◆ **Entries shown**:

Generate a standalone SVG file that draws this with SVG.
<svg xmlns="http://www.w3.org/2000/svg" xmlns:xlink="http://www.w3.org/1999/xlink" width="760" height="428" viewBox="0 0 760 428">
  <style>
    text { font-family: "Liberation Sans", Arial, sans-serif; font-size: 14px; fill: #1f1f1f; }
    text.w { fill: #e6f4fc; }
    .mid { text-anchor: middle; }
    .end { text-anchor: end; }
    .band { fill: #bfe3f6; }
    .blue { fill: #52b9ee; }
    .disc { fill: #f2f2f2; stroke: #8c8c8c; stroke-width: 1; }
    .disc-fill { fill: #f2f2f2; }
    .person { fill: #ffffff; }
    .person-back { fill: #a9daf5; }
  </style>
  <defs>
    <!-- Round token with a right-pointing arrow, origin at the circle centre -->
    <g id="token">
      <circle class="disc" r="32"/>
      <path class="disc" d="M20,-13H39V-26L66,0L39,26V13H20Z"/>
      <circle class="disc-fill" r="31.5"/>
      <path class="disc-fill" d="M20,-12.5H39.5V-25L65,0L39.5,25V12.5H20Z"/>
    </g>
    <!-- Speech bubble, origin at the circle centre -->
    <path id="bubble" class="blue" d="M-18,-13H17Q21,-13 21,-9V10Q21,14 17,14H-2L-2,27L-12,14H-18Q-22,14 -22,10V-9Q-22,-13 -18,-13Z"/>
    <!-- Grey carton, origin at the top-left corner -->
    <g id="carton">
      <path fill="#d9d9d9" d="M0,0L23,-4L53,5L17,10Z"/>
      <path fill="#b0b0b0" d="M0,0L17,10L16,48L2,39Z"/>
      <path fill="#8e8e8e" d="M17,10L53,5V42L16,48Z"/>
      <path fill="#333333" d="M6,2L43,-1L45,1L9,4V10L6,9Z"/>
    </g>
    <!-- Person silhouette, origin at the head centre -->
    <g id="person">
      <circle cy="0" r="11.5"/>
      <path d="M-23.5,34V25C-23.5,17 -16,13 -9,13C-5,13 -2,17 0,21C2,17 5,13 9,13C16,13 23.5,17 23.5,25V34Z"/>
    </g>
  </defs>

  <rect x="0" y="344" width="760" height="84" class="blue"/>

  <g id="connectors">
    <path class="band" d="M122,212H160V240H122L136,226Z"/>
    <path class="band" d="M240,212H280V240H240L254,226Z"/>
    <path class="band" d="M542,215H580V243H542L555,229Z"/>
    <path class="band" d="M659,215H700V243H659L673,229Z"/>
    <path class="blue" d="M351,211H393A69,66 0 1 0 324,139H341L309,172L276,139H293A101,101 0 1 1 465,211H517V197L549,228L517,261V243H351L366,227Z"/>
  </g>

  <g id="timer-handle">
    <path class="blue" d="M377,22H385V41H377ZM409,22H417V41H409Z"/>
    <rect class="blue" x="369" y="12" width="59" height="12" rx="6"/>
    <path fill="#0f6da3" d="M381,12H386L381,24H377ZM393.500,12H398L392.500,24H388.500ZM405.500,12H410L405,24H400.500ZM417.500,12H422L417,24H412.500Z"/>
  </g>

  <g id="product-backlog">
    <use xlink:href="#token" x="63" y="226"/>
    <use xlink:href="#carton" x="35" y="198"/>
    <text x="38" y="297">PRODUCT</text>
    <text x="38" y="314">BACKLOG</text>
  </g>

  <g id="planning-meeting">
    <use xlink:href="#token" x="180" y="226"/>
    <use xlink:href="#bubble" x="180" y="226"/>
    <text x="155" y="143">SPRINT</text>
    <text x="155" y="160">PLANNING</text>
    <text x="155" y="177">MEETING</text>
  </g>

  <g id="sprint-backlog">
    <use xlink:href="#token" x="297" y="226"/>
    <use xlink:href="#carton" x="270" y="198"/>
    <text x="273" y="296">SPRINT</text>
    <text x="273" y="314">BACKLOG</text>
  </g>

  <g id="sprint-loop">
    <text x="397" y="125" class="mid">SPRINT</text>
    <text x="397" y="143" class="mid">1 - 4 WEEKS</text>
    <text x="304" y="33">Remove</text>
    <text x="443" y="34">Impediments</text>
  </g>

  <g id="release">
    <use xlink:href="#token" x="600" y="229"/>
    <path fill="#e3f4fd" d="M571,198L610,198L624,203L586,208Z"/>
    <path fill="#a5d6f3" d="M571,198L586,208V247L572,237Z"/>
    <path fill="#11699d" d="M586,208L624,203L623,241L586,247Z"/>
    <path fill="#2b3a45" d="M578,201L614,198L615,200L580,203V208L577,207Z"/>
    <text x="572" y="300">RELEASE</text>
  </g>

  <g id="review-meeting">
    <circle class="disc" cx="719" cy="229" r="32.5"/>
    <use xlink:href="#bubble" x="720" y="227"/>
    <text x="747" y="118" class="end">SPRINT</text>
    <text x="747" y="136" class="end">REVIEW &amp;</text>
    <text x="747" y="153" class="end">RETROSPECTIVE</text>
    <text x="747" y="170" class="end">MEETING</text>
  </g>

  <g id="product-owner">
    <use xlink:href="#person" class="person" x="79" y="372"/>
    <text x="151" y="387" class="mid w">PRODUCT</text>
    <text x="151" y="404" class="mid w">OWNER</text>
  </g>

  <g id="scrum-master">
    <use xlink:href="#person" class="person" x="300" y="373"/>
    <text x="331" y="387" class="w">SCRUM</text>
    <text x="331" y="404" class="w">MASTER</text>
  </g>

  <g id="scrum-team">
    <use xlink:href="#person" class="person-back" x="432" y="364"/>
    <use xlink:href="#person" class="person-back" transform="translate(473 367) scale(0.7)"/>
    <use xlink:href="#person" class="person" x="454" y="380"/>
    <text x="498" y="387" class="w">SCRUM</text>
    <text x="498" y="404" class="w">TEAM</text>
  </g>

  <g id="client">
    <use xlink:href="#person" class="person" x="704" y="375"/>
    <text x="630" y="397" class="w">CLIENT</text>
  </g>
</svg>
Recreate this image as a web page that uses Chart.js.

◆ **Problem requirements**: Repeat the material above in full, quoting it exactly.

◆ **Answer**:
Generate a standalone SVG file that draws this with SVG.
<svg xmlns="http://www.w3.org/2000/svg" xmlns:xlink="http://www.w3.org/1999/xlink" width="760" height="428" viewBox="0 0 760 428">
  <style>
    text { font-family: "Liberation Sans", Arial, sans-serif; font-size: 14px; fill: #1f1f1f; }
    text.w { fill: #e6f4fc; }
    .mid { text-anchor: middle; }
    .end { text-anchor: end; }
    .band { fill: #bfe3f6; }
    .blue { fill: #52b9ee; }
    .disc { fill: #f2f2f2; stroke: #8c8c8c; stroke-width: 1; }
    .disc-fill { fill: #f2f2f2; }
    .person { fill: #ffffff; }
    .person-back { fill: #a9daf5; }
  </style>
  <defs>
    <!-- Round token with a right-pointing arrow, origin at the circle centre -->
    <g id="token">
      <circle class="disc" r="32"/>
      <path class="disc" d="M20,-13H39V-26L66,0L39,26V13H20Z"/>
      <circle class="disc-fill" r="31.5"/>
      <path class="disc-fill" d="M20,-12.5H39.5V-25L65,0L39.5,25V12.5H20Z"/>
    </g>
    <!-- Speech bubble, origin at the circle centre -->
    <path id="bubble" class="blue" d="M-18,-13H17Q21,-13 21,-9V10Q21,14 17,14H-2L-2,27L-12,14H-18Q-22,14 -22,10V-9Q-22,-13 -18,-13Z"/>
    <!-- Grey carton, origin at the top-left corner -->
    <g id="carton">
      <path fill="#d9d9d9" d="M0,0L23,-4L53,5L17,10Z"/>
      <path fill="#b0b0b0" d="M0,0L17,10L16,48L2,39Z"/>
      <path fill="#8e8e8e" d="M17,10L53,5V42L16,48Z"/>
      <path fill="#333333" d="M6,2L43,-1L45,1L9,4V10L6,9Z"/>
    </g>
    <!-- Person silhouette, origin at the head centre -->
    <g id="person">
      <circle cy="0" r="11.5"/>
      <path d="M-23.5,34V25C-23.5,17 -16,13 -9,13C-5,13 -2,17 0,21C2,17 5,13 9,13C16,13 23.5,17 23.5,25V34Z"/>
    </g>
  </defs>

  <rect x="0" y="344" width="760" height="84" class="blue"/>

  <g id="connectors">
    <path class="band" d="M122,212H160V240H122L136,226Z"/>
    <path class="band" d="M240,212H280V240H240L254,226Z"/>
    <path class="band" d="M542,215H580V243H542L555,229Z"/>
    <path class="band" d="M659,215H700V243H659L673,229Z"/>
    <path class="blue" d="M351,211H393A69,66 0 1 0 324,139H341L309,172L276,139H293A101,101 0 1 1 465,211H517V197L549,228L517,261V243H351L366,227Z"/>
  </g>

  <g id="timer-handle">
    <path class="blue" d="M377,22H385V41H377ZM409,22H417V41H409Z"/>
    <rect class="blue" x="369" y="12" width="59" height="12" rx="6"/>
    <path fill="#0f6da3" d="M381,12H386L381,24H377ZM393.500,12H398L392.500,24H388.500ZM405.500,12H410L405,24H400.500ZM417.500,12H422L417,24H412.500Z"/>
  </g>

  <g id="product-backlog">
    <use xlink:href="#token" x="63" y="226"/>
    <use xlink:href="#carton" x="35" y="198"/>
    <text x="38" y="297">PRODUCT</text>
    <text x="38" y="314">BACKLOG</text>
  </g>

  <g id="planning-meeting">
    <use xlink:href="#token" x="180" y="226"/>
    <use xlink:href="#bubble" x="180" y="226"/>
    <text x="155" y="143">SPRINT</text>
    <text x="155" y="160">PLANNING</text>
    <text x="155" y="177">MEETING</text>
  </g>

  <g id="sprint-backlog">
    <use xlink:href="#token" x="297" y="226"/>
    <use xlink:href="#carton" x="270" y="198"/>
    <text x="273" y="296">SPRINT</text>
    <text x="273" y="314">BACKLOG</text>
  </g>

  <g id="sprint-loop">
    <text x="397" y="125" class="mid">SPRINT</text>
    <text x="397" y="143" class="mid">1 - 4 WEEKS</text>
    <text x="304" y="33">Remove</text>
    <text x="443" y="34">Impediments</text>
  </g>

  <g id="release">
    <use xlink:href="#token" x="600" y="229"/>
    <path fill="#e3f4fd" d="M571,198L610,198L624,203L586,208Z"/>
    <path fill="#a5d6f3" d="M571,198L586,208V247L572,237Z"/>
    <path fill="#11699d" d="M586,208L624,203L623,241L586,247Z"/>
    <path fill="#2b3a45" d="M578,201L614,198L615,200L580,203V208L577,207Z"/>
    <text x="572" y="300">RELEASE</text>
  </g>

  <g id="review-meeting">
    <circle class="disc" cx="719" cy="229" r="32.5"/>
    <use xlink:href="#bubble" x="720" y="227"/>
    <text x="747" y="118" class="end">SPRINT</text>
    <text x="747" y="136" class="end">REVIEW &amp;</text>
    <text x="747" y="153" class="end">RETROSPECTIVE</text>
    <text x="747" y="170" class="end">MEETING</text>
  </g>

  <g id="product-owner">
    <use xlink:href="#person" class="person" x="79" y="372"/>
    <text x="151" y="387" class="mid w">PRODUCT</text>
    <text x="151" y="404" class="mid w">OWNER</text>
  </g>

  <g id="scrum-master">
    <use xlink:href="#person" class="person" x="300" y="373"/>
    <text x="331" y="387" class="w">SCRUM</text>
    <text x="331" y="404" class="w">MASTER</text>
  </g>

  <g id="scrum-team">
    <use xlink:href="#person" class="person-back" x="432" y="364"/>
    <use xlink:href="#person" class="person-back" transform="translate(473 367) scale(0.7)"/>
    <use xlink:href="#person" class="person" x="454" y="380"/>
    <text x="498" y="387" class="w">SCRUM</text>
    <text x="498" y="404" class="w">TEAM</text>
  </g>

  <g id="client">
    <use xlink:href="#person" class="person" x="704" y="375"/>
    <text x="630" y="397" class="w">CLIENT</text>
  </g>
</svg>
Recreate this image as a web page that uses Chart.js.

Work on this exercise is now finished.